Digging further in the Tripadvisor reviews, I would start to see a pattern. The diner gets a 4.2, not because of some consensus, but because it's had eight 5/5 reviews and two 1/5 reviews. The reviews are polar - it's either the BEST or the WORST - and often it's the worst because of some error in the service ("the fork was filthy!"). Bad service, in the US, is a much worse crime than poor food.

[Red brown food in Santa Fe, NM]
Of course, I discovered this the hard way a couple years ago, as I drove along the Mexican border in search of the BEST Mexican restaurant, buoyed along on wave of Tripadvisor hyperbole.

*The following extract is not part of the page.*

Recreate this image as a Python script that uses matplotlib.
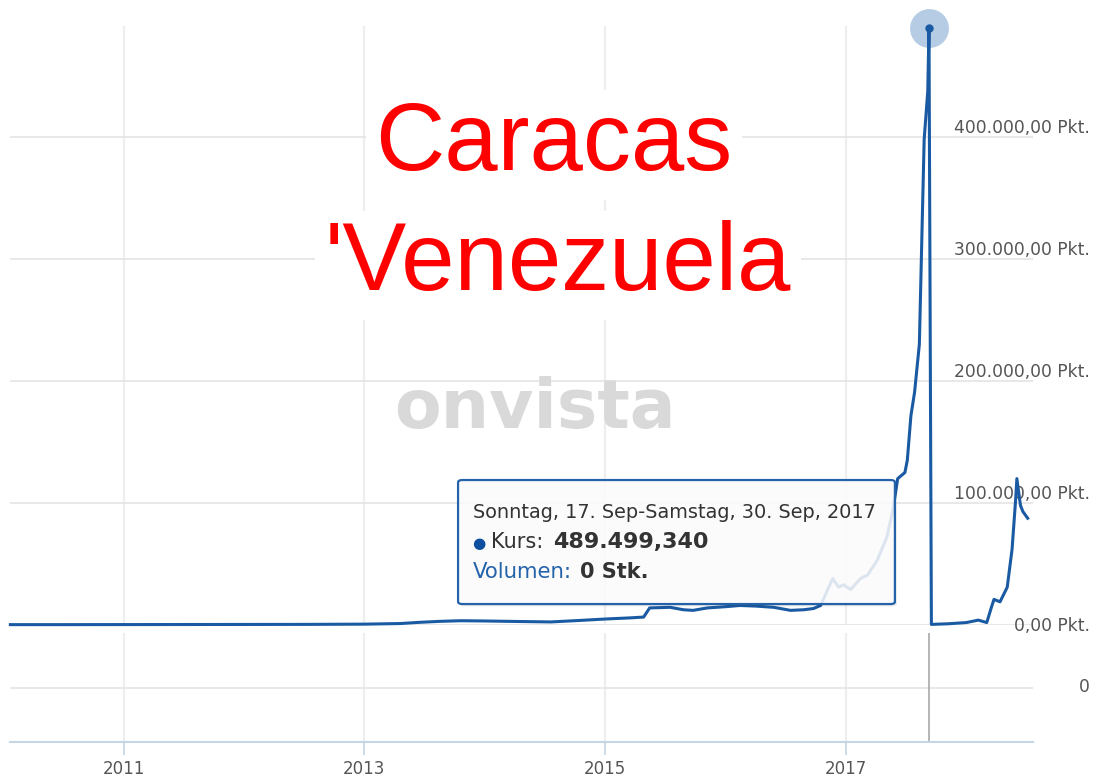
import matplotlib
matplotlib.use("Agg")
import matplotlib.pyplot as plt
from matplotlib.patches import FancyBboxPatch

# Kurs (Pkt.) over decimal years
years = [
    2010.06, 2010.5, 2011.0, 2011.5, 2012.0, 2012.5, 2013.0, 2013.3, 2013.46,
    2013.63, 2013.8, 2014.0, 2014.19, 2014.55, 2014.8, 2015.02, 2015.2, 2015.32,
    2015.37, 2015.54, 2015.65, 2015.73, 2015.85, 2016.0, 2016.12, 2016.25, 2016.4,
    2016.54, 2016.65, 2016.73, 2016.79, 2016.89, 2016.94, 2016.98, 2017.04,
    2017.12, 2017.18, 2017.26, 2017.34, 2017.39, 2017.43, 2017.49, 2017.51,
    2017.54, 2017.57, 2017.61, 2017.65, 2017.68, 2017.69, 2017.71, 2017.85,
    2018.0, 2018.1, 2018.17, 2018.21, 2018.23, 2018.28, 2018.34, 2018.38,
    2018.41, 2018.42, 2018.45, 2018.47, 2018.51,
]
kurs = [
    300, 300, 350, 400, 450, 500, 700, 1200, 2200,
    3000, 3500, 3300, 3000, 2500, 3800, 5000, 5800, 6500,
    14000, 14500, 12500, 12000, 14000, 15000, 16000, 15500, 14500,
    12000, 12500, 13500, 16000, 38000, 31000, 33000, 29000,
    38000, 41000, 53000, 72000, 94000, 120000, 125000, 135000,
    171600, 190500, 230000, 398000, 437700, 489499.34, 500, 1000,
    2000, 4000, 2000, 15000, 21000, 19000, 31000, 62000,
    103000, 120000, 98000, 93000, 87500,
]

year_ticks = [2011, 2013, 2015, 2017]
kurs_ticks = [0, 100000, 200000, 300000, 400000]
kurs_labels = ["0,00 Pkt.", "100.000,00 Pkt.", "200.000,00 Pkt.", "300.000,00 Pkt.", "400.000,00 Pkt."]

LINE = "#1a5aa3"
GRID = "#e4e4e4"
LABEL = "#555555"
W, H = 1097, 780

fig = plt.figure(figsize=(W / 100, H / 100), dpi=100)
ax = fig.add_axes([10 / W, (H - 625) / H, 1023 / W, 599 / H])
ax2 = fig.add_axes([10 / W, (H - 742) / H, 1023 / W, 109 / H], sharex=ax)

xlim = (2010.057, 2018.554)

# main price pane
ax.set_xlim(*xlim)
ax.set_ylim(0, 491000)
for s in ax.spines.values():
    s.set_visible(False)
ax.set_xticks(year_ticks)
ax.set_yticks(kurs_ticks)
ax.tick_params(length=0, labelbottom=False, labelleft=False)
ax.grid(axis="y", color=GRID, lw=1.2)
ax.grid(axis="x", color="#eeeeee", lw=1.6)
ax.set_axisbelow(True)

for v, lab in zip(kurs_ticks, kurs_labels):
    dy = -1 if v == 0 else 4
    va = "center" if v == 0 else "baseline"
    ax.annotate(lab, xy=(1, v), xycoords=("axes fraction", "data"),
                xytext=(57, dy), textcoords="offset pixels",
                ha="right", va=va, fontsize=12.3, color=LABEL, annotation_clip=False)

# watermark
ax.text(0.513, 0.329, "onvista", transform=ax.transAxes, ha="center", va="baseline",
        fontsize=49, fontfamily="DejaVu Sans", fontweight="bold", color="#d9d9d9", zorder=1)

ax.plot(years, kurs, color=LINE, lw=2.2, clip_on=False, zorder=3)

peak = kurs.index(max(kurs))
ax.plot(years[peak], kurs[peak], "o", ms=28, color="#b5cce4", mec="none",
        clip_on=False, zorder=2.5)
ax.plot(years[peak], kurs[peak], "o", ms=5, color=LINE, clip_on=False, zorder=4)

# red overlay text
for txt, x, y in [("Caracas", 0.532, 0.7596), ("'Venezuela", 0.5357, 0.559)]:
    ax.text(x, y, txt, transform=ax.transAxes, ha="center", va="baseline",
            fontsize=69, fontfamily="Liberation Sans", color="#ff0000", zorder=6,
            bbox=dict(boxstyle="square,pad=0.1", fc="white", ec="none"))

# tooltip
shadow = FancyBboxPatch((0.440, 0.031), 0.427, 0.208, transform=ax.transAxes,
                        boxstyle="round,pad=0,rounding_size=0.004",
                        fc="#000000", ec="none", alpha=0.08, zorder=4.5)
ax.add_patch(shadow)
box = FancyBboxPatch((0.438, 0.035), 0.427, 0.207, transform=ax.transAxes,
                     boxstyle="round,pad=0,rounding_size=0.004",
                     fc="white", ec="none", alpha=0.85, zorder=5)
ax.add_patch(box)
box_edge = FancyBboxPatch((0.438, 0.035), 0.427, 0.207, transform=ax.transAxes,
                          boxstyle="round,pad=0,rounding_size=0.004",
                          fc="none", ec="#2462aa", lw=1.6, zorder=5.1)
ax.add_patch(box_edge)

ax.text(0.4526, 0.1786, "Sonntag, 17. Sep-Samstag, 30. Sep, 2017", transform=ax.transAxes,
        fontsize=13.9, color="#333333", va="baseline", zorder=6)
t1 = ax.text(0.4526, 0.129, "\u25cf ", transform=ax.transAxes, fontsize=11,
             color="#0f4fa0", va="baseline", zorder=6)
t2 = ax.annotate("Kurs:", xy=(1, 0), xycoords=t1, xytext=(0, -1), textcoords="offset pixels",
                 fontsize=15, color="#333333", va="bottom", zorder=6)
ax.annotate("489.499,340", xy=(1, 0), xycoords=t2, xytext=(10, 0), textcoords="offset pixels",
            fontsize=16, fontweight="bold", color="#333333", va="bottom", zorder=6)
t3 = ax.text(0.4526, 0.078, "Volumen:", transform=ax.transAxes, fontsize=15.3,
             color="#2462aa", va="baseline", zorder=6)
ax.annotate("0 Stk.", xy=(1, 0), xycoords=t3, xytext=(8, 0), textcoords="offset pixels",
            fontsize=15, fontweight="bold", color="#333333", va="bottom", zorder=6)

# volume pane
ax2.set_ylim(-1, 1)
for name, s in ax2.spines.items():
    s.set_visible(name == "bottom")
ax2.spines["bottom"].set_color("#c5d5e6")
ax2.spines["bottom"].set_linewidth(1.5)
ax2.set_yticks([0])
ax2.set_yticklabels([])
ax2.grid(axis="y", color=GRID, lw=1.2)
ax2.grid(axis="x", color="#eeeeee", lw=1.6)
ax2.set_axisbelow(True)
ax2.tick_params(axis="y", length=0)
ax2.tick_params(axis="x", length=9, width=1.2, color="#c5d5e6", labelsize=12,
                labelcolor=LABEL, pad=4)
ax2.set_xticks(year_ticks)
ax2.set_xticklabels([str(y) for y in year_ticks])
ax2.annotate("0", xy=(1, 0), xycoords=("axes fraction", "data"), xytext=(57, 0),
             textcoords="offset pixels", ha="right", va="center", fontsize=12.3,
             color=LABEL, annotation_clip=False)
ax2.axvline(years[peak], color="#a8a8a8", lw=1.2)

fig.savefig("out.png", dpi=100, facecolor="white")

Now, I have a soft spot for Mexican food. It was the first 'exotic' cuisine I tried with my wife-to-be, when we starting dating nearly 20 years ago - we felt so sophisticated (and slightly superior) because we knew what to do with a fajita.

We didn't just eat the meat directly from the sizzle pan, treating the tortilla like a side bread. We didn't spread out the meat across the tortilla, pizza style, then eat it with a knife and fork. No, we knew how to create wraps, we knew when to add the white stuff, the green stuff and the red stuff. We knew how to roll it up. We were worldly. We were cosmopolitan. We were gourmands. It was heady stuff.

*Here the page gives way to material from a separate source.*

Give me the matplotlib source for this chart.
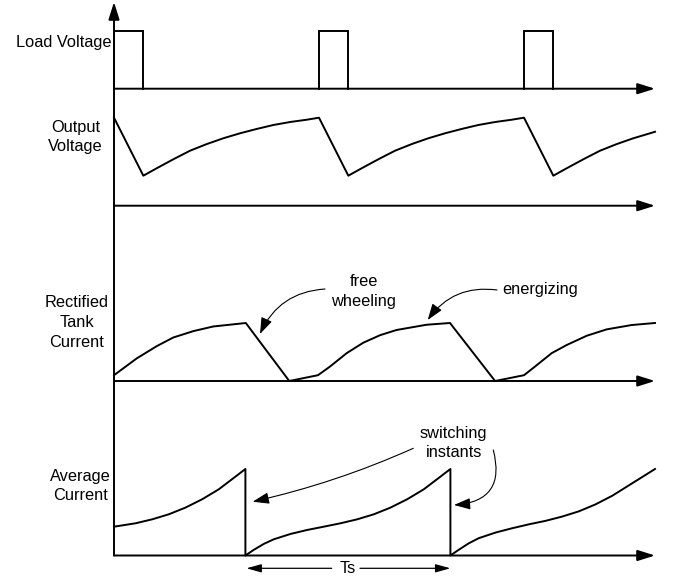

I still love my Mexican food, and will take any excuse to visit Wahaca in London. I'm hooked on their bright salads, sharp flavours, simple tapas-like dishes and street food inspired plates. No yellow rice, refried beans or deep fried, cheese covered tortillas here.

[Yellow brown food in Barstow, CA]
So I have to admit that American Mexican food surprised me. It was like stepping back twenty years, but not in a good way. The meals were relentlessly brown - huge portions of rice and beans, cheese covering everything, muddy flavours. Cholesterol and carbohydrates overloads. I guess this is 'Tex-Mex' - apparently influenced by the Sonoran cuisine of Northern Mexico. It's firmly in the comfort food category, and certainly beloved by many a Tripadvisor reviewer - but I hate to say it, I was disappointed. I'd had more authentic Mexican food in London.

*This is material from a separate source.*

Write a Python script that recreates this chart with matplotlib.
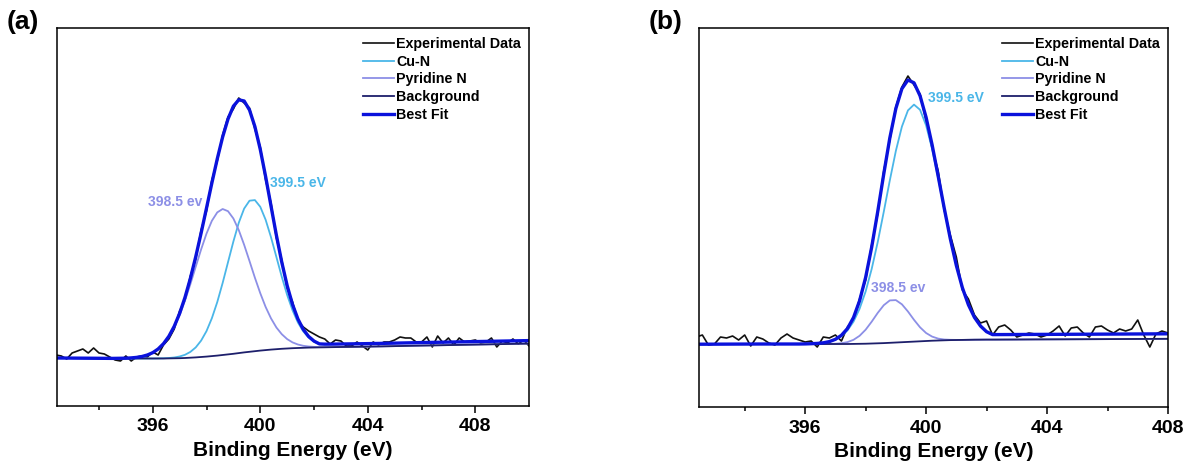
import numpy as np
import matplotlib
matplotlib.use('Agg')
import matplotlib.pyplot as plt

plt.rcParams['font.family'] = ['Liberation Sans', 'DejaVu Sans']
plt.rcParams['font.weight'] = 'bold'

# ---------------- panel (a) ----------------
exp_x_a = np.round(np.arange(392.4, 410.01, 0.2), 1)
exp_y_a = [51, 50, 47, 53, 55, 57, 53, 58, 53, 52, 49, 46, 45, 50, 45, 49, 50, 49, 54, 51, 61, 67,
           77, 95, 106, 130, 147, 176, 195, 226, 245, 271, 289, 297, 308, 303, 298, 277, 259, 226,
           203, 168, 146, 118, 104, 85, 79,
           75, 72, 69, 67, 62, 66, 65, 60, 60, 64, 60, 56, 64, 61, 64, 64, 66, 69, 68, 68, 64, 64,
           69, 59, 70, 63, 68, 61, 68, 64, 65, 66, 63, 64, 68, 59, 65, 63, 67, 62, 66, 60]

fit_x_a = np.concatenate([[392.4, 393.5, 394.5], np.round(np.arange(395.0, 403.01, 0.2), 1),
                          [403.6, 404.5, 406.0, 408.0, 410.0]])
bg_a = [48.0, 47.8, 47.6,
        47.5, 47.5, 47.5, 47.5, 47.5, 47.5, 47.5, 47.5, 47.6, 47.7, 47.8, 48.0, 48.3, 48.6, 49.0,
        49.4, 49.9, 50.4, 51.0, 51.6, 52.2, 52.9, 53.6, 54.2, 54.8, 55.4, 55.9, 56.4, 56.8, 57.2,
        57.5, 57.8, 58.0, 58.2, 58.4, 58.5, 58.6, 58.7, 58.8, 58.9, 59.0,
        59.2, 59.6, 60.4, 61.4, 62.4]
pyr_a = [48.0, 47.8, 47.6,
         47.8, 48.1, 48.6, 49.5, 51.0, 53.3, 56.9, 62.1, 69.3, 78.9, 90.9, 105.4, 121.8, 139.3,
         156.6, 172.4, 185.2, 193.6, 197.0, 194.8, 187.5, 175.9, 161.2, 144.9, 128.3, 112.8, 99.0,
         87.6, 78.5, 71.8, 66.9, 63.6, 61.5, 60.2, 59.5, 59.1, 58.9, 58.85, 58.87, 58.9, 59.0,
         59.2, 59.6, 60.4, 61.4, 62.4]
cun_a = [48.0, 47.8, 47.6,
         47.5, 47.5, 47.5, 47.5, 47.5, 47.5, 47.6, 47.7, 48.0, 48.5, 49.5, 51.2, 54.1, 58.6, 65.4,
         74.9, 87.8, 103.9, 123.0, 143.8, 164.5, 183.2, 197.4, 205.3, 205.9, 199.2, 186.2, 168.7,
         149.0, 129.2, 111.0, 95.7, 83.5, 74.6, 68.4, 64.3, 61.8, 61.7, 61.8, 61.9, 62.0,
         62.2, 62.6, 63.4, 64.4, 65.4]
best_a = [48.0, 47.8, 47.6,
          47.8, 48.1, 48.6, 49.5, 51.0, 53.3, 57.0, 62.3, 69.7, 79.7, 92.6, 108.6, 127.6, 149.3,
          173.0, 197.9, 223.1, 247.1, 269.0, 287.0, 299.8, 306.2, 305.0, 296.0, 279.4, 256.6,
          229.3, 199.9, 170.7, 143.8, 120.4, 101.5, 87.0, 76.6, 69.5, 64.9, 62.1, 61.85, 61.87,
          61.9, 62.0,
          62.2, 62.6, 63.4, 64.4, 65.4]

# ---------------- panel (b) ----------------
exp_x_b = np.round(np.arange(392.4, 408.01, 0.2), 1)
exp_y_b = [70, 72, 62, 63, 70, 69, 71, 67, 72, 61, 70, 68, 64, 62, 69, 73, 69, 67, 65, 66, 60, 70,
           69, 72, 66,
           80, 87, 108, 127, 162, 193, 236, 267, 300, 320, 331, 322, 313, 286, 259, 236, 197, 172,
           150, 117, 108, 92, 84, 86,
           72, 80, 82, 77, 70, 72, 74, 73, 70, 72, 76, 81, 71, 79, 80, 74, 70, 80, 81, 77, 74, 78,
           76, 78, 87, 72, 60, 73, 76, 74]

fit_x_b = np.concatenate([[392.5, 393.5, 394.5], np.round(np.arange(395.0, 403.01, 0.2), 1),
                          [403.6, 404.5, 406.0, 408.0]])
bg_b = [62.8, 62.9, 63.0,
        63.0, 63.0, 63.0, 63.0, 63.0, 63.0, 63.0, 63.0, 63.0, 63.0, 63.0, 63.0, 63.0, 63.1, 63.2,
        63.3, 63.5, 63.7, 63.9, 64.2, 64.5, 64.8, 65.1, 65.4, 65.7, 66.0, 66.3, 66.5, 66.7, 66.9,
        67.0, 67.1, 67.2, 67.3, 67.35, 67.4, 67.4, 67.42, 67.45, 67.47, 67.5,
        67.6, 67.7, 67.9, 68.2]
pyr_b = [62.8, 62.9, 63.0,
         63.0, 63.0, 63.0, 63.0, 63.0, 63.0, 63.0, 63.0, 63.0, 63.1, 63.3, 63.8, 64.9, 67.2, 71.2,
         77.3, 85.3, 94.1, 101.8, 106.6, 106.9, 102.7, 95.5, 87.2, 79.7, 74.0, 70.4, 68.4, 67.5,
         67.2, 67.1, 67.1, 67.2, 67.3, 67.35, 67.4, 67.4, 67.42, 67.45, 67.47, 67.5,
         67.6, 67.7, 67.9, 68.2]
cun_b = [62.8, 62.9, 63.0,
         63.0, 63.0, 63.0, 63.0, 63.0, 63.1, 63.3, 63.6, 64.2, 65.3, 67.4, 70.9, 76.6, 85.4, 98.2,
         115.5, 138.0, 164.9, 195.2, 226.6, 256.1, 280.4, 296.6, 302.4, 297.2, 281.6, 257.9,
         228.9, 198.0, 168.1, 141.5, 119.3, 102.2, 89.6, 81.0, 75.3, 72.4, 72.42, 72.45, 72.47,
         72.5,
         72.6, 72.7, 72.9, 73.2]
best_b = [62.8, 62.9, 63.0,
          63.0, 63.0, 63.0, 63.0, 63.0, 63.1, 63.3, 63.6, 64.2, 65.4, 67.7, 71.7, 78.5, 89.5,
          106.2, 129.5, 159.8, 195.3, 233.1, 269.0, 298.5, 318.3, 327.0, 324.2, 311.2, 289.6,
          262.0, 230.8, 198.8, 168.4, 141.6, 119.3, 102.2, 89.6, 81.0, 75.3, 72.4, 72.42, 72.45,
          72.47, 72.5,
          72.6, 72.7, 72.9, 73.2]

labels = ['Experimental Data', 'Cu-N', 'Pyridine N', 'Background', 'Best Fit']
c_exp, c_cun, c_pyr, c_bg, c_best = '#111111', '#4ab6e8', '#8c8fe6', '#1d1f6b', '#0a12dc'

fig = plt.figure(figsize=(11.86, 4.65), dpi=100)
ax_a = fig.add_axes([0.0481, 0.1269, 0.3980, 0.8129])
ax_b = fig.add_axes([0.5894, 0.1247, 0.3954, 0.8151])

panels = [
    (ax_a, exp_x_a, exp_y_a, fit_x_a, cun_a, pyr_a, bg_a, best_a, (392.44, 410.0), 378),
    (ax_b, exp_x_b, exp_y_b, fit_x_b, cun_b, pyr_b, bg_b, best_b, (392.49, 408.0), 379),
]
for ax, ex, ey, fx, cu, py, bg, best, xl, ytop in panels:
    ax.plot(ex, ey, color=c_exp, lw=1.2, label=labels[0])
    ax.plot(fx, cu, color=c_cun, lw=1.3, label=labels[1])
    ax.plot(fx, py, color=c_pyr, lw=1.3, label=labels[2])
    ax.plot(fx, bg, color=c_bg, lw=1.3, label=labels[3])
    ax.plot(fx, best, color=c_best, lw=2.4, label=labels[4])
    ax.set_xlim(*xl)
    ax.set_ylim(0, ytop)
    ax.set_yticks([])
    ax.set_xticks([396, 400, 404, 408])
    ax.set_xticks([394, 398, 402, 406], minor=True)
    ax.tick_params(axis='x', which='major', direction='out', length=5, width=1.1, labelsize=14, pad=4)
    ax.tick_params(axis='x', which='minor', direction='out', length=3, width=1.1)
    for s in ax.spines.values():
        s.set_linewidth(1.1)
    ax.set_xlabel('Binding Energy (eV)', fontsize=15, fontweight='bold', labelpad=4)
    ax.legend(loc='upper right', bbox_to_anchor=(1.0, 0.997), frameon=False,
              prop={'size': 10.3, 'weight': 'bold'}, handlelength=2.2, handletextpad=0.15,
              labelspacing=0.26, borderaxespad=0.15)

ax_a.text(397.85, 204, '398.5 ev', color=c_pyr, fontsize=10, fontweight='bold', ha='right', va='center')
ax_a.text(400.35, 223, '399.5 eV', color=c_cun, fontsize=10, fontweight='bold', ha='left', va='center')
ax_b.text(399.08, 119, '398.5 ev', color=c_pyr, fontsize=10, fontweight='bold', ha='center', va='center')
ax_b.text(400.05, 309, '399.5 eV', color=c_cun, fontsize=10, fontweight='bold', ha='left', va='center')

fig.text(0.006, 0.952, '(a)', fontsize=19, fontweight='bold', ha='left', va='center')
fig.text(0.547, 0.952, '(b)', fontsize=19, fontweight='bold', ha='left', va='center')

fig.savefig('out.png', dpi=100)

I guess it's little different from the 'Chinese' or 'Indian' food that can be found on any British high street. Stuck in a culinary straightjacket, serving up the dishes that everyone expects - sweet and sour pork balls, chicken korma - dishes that are essentially British, with little connection to the cuisines they were inspired by. I felt the same was true of the many Mexican restaurants I visited.

[Brown food in Mesquite, TX]
So what have I learned? That Tripadvisor is popularist, good at promoting unchallenging local favourites and certainly shouldn't be taken as the only source of restaurant recommendations. I've learned to search wider, follow blogs written by people with similar tastes to myself, to ask questions in forums like Chowhound. I've learned that good Mexican food is hard to find, just like innovative Indian or Chinese food is hard to find on a UK high street.

Oh and I've also learned that you can feed a family of three with a single Tex-Mex meal. You'll never leave hungry!